• **SHORT PROBLEM**:
Using the listing below, set down each line from the line containing "Emit a Python" through the line containing "yticks = [0, 1, 2, 3, 4, 5, 6]", both ends included, exactly and with nothing added.

• **INPUT RECORDS**:
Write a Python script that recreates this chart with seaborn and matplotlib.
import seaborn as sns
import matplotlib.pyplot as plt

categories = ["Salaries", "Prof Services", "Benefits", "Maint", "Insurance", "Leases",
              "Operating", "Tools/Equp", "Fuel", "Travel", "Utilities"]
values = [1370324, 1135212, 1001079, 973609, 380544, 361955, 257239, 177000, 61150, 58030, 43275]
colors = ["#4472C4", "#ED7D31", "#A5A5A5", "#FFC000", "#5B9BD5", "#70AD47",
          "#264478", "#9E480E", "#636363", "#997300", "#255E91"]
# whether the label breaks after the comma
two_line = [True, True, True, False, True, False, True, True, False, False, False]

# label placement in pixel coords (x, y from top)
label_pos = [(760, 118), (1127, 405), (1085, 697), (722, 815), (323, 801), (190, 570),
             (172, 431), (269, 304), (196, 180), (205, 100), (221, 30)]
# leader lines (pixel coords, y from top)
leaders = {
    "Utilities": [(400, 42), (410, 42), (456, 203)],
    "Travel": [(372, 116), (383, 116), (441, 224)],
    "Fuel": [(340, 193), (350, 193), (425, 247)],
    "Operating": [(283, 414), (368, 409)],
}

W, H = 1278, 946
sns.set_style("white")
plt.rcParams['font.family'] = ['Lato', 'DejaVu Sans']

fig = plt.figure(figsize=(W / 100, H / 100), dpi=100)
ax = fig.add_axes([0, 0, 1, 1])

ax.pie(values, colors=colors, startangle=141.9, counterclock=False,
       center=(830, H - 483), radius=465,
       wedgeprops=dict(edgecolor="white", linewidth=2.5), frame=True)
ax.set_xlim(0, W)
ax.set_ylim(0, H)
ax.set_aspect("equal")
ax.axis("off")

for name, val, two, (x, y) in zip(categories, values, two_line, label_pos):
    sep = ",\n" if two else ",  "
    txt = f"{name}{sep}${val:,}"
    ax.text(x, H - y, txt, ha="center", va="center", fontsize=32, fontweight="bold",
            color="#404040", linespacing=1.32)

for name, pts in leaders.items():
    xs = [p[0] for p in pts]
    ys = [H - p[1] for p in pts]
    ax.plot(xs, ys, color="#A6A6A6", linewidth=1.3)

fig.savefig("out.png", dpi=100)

==

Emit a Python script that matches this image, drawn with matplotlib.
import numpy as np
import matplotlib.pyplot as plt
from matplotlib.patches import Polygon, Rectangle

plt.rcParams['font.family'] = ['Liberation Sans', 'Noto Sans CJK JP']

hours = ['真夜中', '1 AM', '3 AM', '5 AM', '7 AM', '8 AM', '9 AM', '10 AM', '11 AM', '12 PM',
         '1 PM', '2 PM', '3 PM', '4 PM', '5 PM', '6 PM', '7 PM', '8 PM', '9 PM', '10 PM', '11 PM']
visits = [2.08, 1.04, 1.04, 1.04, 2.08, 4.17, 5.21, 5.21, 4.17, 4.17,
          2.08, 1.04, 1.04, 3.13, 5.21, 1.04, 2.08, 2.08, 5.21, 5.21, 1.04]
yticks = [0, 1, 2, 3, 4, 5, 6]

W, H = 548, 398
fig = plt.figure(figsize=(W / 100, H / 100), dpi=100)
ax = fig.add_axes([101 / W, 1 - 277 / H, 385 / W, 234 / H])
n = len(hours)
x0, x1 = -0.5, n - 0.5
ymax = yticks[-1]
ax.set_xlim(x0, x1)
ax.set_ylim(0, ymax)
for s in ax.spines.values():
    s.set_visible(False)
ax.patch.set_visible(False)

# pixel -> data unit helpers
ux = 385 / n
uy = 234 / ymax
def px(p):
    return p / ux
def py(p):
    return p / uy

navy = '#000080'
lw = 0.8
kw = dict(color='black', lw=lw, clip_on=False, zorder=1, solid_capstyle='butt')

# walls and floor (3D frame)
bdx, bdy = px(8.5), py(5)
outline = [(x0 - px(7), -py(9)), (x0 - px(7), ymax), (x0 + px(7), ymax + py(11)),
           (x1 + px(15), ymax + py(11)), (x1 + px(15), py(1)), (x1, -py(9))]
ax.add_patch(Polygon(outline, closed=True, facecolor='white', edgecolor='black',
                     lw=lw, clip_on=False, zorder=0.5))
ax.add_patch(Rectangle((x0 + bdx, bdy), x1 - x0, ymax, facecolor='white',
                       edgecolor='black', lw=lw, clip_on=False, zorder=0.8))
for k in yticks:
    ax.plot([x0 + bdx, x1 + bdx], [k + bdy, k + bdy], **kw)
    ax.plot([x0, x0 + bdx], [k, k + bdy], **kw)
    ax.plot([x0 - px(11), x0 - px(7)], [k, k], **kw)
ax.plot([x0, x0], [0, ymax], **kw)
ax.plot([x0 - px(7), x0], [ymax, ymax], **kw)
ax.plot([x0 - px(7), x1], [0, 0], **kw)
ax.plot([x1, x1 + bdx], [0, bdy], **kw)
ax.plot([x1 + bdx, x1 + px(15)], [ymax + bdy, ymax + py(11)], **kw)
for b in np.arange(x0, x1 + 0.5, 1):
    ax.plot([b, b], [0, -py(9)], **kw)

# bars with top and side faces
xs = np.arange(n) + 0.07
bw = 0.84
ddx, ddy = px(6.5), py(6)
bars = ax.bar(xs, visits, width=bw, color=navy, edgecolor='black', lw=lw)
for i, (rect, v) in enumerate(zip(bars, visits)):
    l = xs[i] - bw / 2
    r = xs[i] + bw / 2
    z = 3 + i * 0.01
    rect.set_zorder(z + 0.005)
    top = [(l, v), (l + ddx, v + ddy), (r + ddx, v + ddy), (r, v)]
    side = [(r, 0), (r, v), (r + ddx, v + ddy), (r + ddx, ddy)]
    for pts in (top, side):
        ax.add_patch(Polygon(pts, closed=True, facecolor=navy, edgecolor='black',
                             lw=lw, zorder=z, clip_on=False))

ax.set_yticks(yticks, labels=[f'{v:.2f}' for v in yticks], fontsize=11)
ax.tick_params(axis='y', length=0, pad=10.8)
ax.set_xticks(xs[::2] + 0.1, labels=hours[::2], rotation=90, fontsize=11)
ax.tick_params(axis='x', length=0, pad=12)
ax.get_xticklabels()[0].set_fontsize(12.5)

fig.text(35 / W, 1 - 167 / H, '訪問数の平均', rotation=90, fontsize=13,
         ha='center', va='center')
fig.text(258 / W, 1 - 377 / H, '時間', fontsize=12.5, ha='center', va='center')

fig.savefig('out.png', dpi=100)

...

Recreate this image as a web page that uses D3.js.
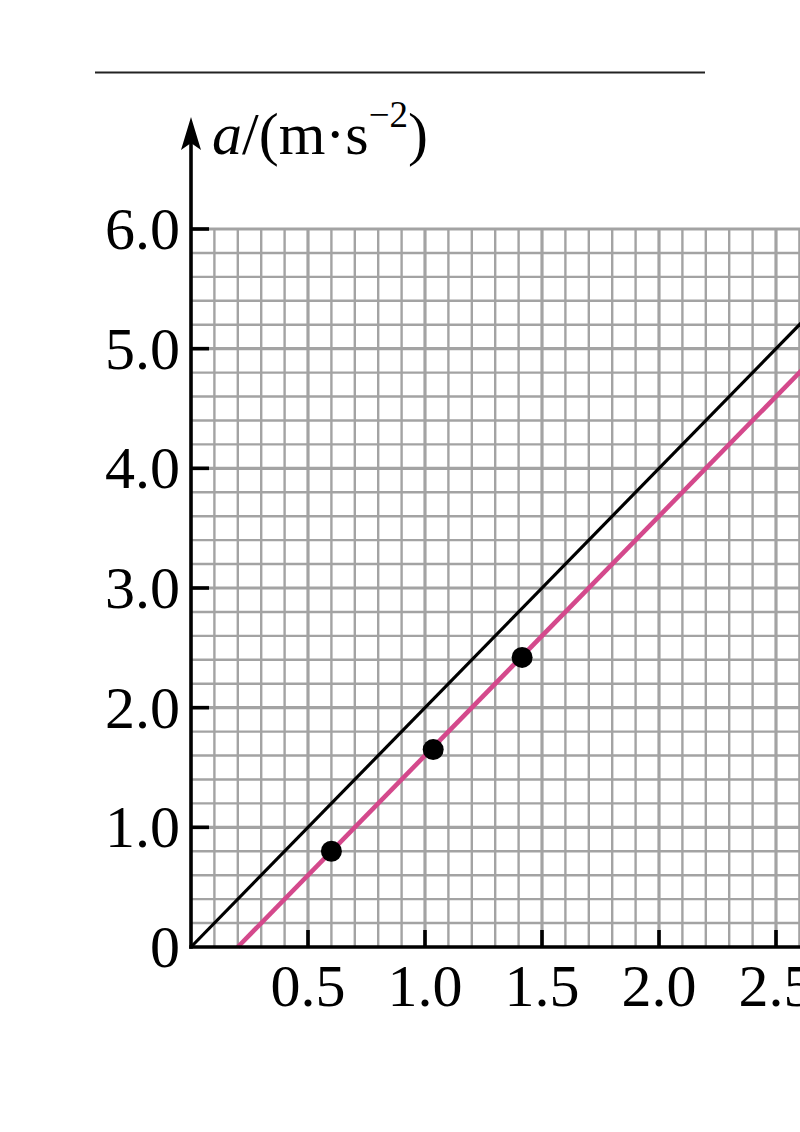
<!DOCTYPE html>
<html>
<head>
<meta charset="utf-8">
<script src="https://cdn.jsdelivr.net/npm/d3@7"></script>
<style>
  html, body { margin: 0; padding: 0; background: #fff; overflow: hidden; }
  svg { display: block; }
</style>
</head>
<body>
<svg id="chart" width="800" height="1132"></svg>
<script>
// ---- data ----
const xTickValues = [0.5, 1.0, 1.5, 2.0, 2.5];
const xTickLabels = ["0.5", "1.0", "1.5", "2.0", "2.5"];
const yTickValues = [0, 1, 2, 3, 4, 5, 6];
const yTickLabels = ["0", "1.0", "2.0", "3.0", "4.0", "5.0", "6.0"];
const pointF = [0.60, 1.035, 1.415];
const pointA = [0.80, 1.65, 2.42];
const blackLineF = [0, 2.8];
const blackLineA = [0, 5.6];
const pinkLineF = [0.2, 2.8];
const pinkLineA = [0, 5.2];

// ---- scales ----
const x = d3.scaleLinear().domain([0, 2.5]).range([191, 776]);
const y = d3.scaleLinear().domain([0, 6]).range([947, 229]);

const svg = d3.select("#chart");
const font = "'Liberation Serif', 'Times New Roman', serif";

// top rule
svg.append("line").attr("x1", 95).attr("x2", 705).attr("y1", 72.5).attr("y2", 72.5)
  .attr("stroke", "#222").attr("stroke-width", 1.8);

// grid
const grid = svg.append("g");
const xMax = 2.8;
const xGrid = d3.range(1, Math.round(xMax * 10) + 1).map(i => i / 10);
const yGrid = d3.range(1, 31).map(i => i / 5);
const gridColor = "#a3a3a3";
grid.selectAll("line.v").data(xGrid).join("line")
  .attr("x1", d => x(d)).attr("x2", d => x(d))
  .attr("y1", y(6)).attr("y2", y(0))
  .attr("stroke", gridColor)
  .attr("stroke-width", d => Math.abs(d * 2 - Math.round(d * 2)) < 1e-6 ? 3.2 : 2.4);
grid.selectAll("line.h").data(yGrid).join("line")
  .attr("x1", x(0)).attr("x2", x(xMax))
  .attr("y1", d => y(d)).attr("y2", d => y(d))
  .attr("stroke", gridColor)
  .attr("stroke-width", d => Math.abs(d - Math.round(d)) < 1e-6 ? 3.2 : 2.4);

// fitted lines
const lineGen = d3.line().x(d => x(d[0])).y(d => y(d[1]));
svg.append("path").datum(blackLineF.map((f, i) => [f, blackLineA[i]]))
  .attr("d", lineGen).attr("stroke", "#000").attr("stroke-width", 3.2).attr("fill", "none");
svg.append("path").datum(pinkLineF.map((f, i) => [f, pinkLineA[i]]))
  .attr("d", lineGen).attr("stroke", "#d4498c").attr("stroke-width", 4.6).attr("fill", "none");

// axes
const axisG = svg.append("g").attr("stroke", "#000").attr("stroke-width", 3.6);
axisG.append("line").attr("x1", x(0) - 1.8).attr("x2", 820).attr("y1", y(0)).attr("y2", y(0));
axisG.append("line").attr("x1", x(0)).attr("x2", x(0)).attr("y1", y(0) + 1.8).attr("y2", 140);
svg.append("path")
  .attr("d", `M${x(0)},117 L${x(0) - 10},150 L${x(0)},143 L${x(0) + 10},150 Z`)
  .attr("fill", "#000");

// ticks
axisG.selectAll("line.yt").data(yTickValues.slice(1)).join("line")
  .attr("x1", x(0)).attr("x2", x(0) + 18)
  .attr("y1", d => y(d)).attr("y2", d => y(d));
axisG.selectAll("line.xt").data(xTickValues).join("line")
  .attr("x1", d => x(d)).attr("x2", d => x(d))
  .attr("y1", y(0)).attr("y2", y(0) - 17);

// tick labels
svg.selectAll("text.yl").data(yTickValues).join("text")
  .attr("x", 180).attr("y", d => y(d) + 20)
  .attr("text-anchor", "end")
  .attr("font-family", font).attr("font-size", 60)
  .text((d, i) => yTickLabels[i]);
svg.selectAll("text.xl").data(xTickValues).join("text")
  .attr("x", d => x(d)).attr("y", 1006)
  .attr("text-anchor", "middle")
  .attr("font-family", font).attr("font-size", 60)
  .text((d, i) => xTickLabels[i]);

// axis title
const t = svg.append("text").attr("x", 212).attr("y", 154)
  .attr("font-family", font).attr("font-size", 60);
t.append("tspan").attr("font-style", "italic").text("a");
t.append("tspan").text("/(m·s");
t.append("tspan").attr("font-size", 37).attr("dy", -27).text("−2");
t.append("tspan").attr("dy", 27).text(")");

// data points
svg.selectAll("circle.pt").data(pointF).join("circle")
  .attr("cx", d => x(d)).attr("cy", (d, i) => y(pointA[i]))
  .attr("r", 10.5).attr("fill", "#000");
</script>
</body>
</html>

• **TASK OUTPUT**:
Emit a Python script that matches this image, drawn with matplotlib.
import numpy as np
import matplotlib.pyplot as plt
from matplotlib.patches import Polygon, Rectangle

plt.rcParams['font.family'] = ['Liberation Sans', 'Noto Sans CJK JP']

hours = ['真夜中', '1 AM', '3 AM', '5 AM', '7 AM', '8 AM', '9 AM', '10 AM', '11 AM', '12 PM',
         '1 PM', '2 PM', '3 PM', '4 PM', '5 PM', '6 PM', '7 PM', '8 PM', '9 PM', '10 PM', '11 PM']
visits = [2.08, 1.04, 1.04, 1.04, 2.08, 4.17, 5.21, 5.21, 4.17, 4.17,
          2.08, 1.04, 1.04, 3.13, 5.21, 1.04, 2.08, 2.08, 5.21, 5.21, 1.04]
yticks = [0, 1, 2, 3, 4, 5, 6]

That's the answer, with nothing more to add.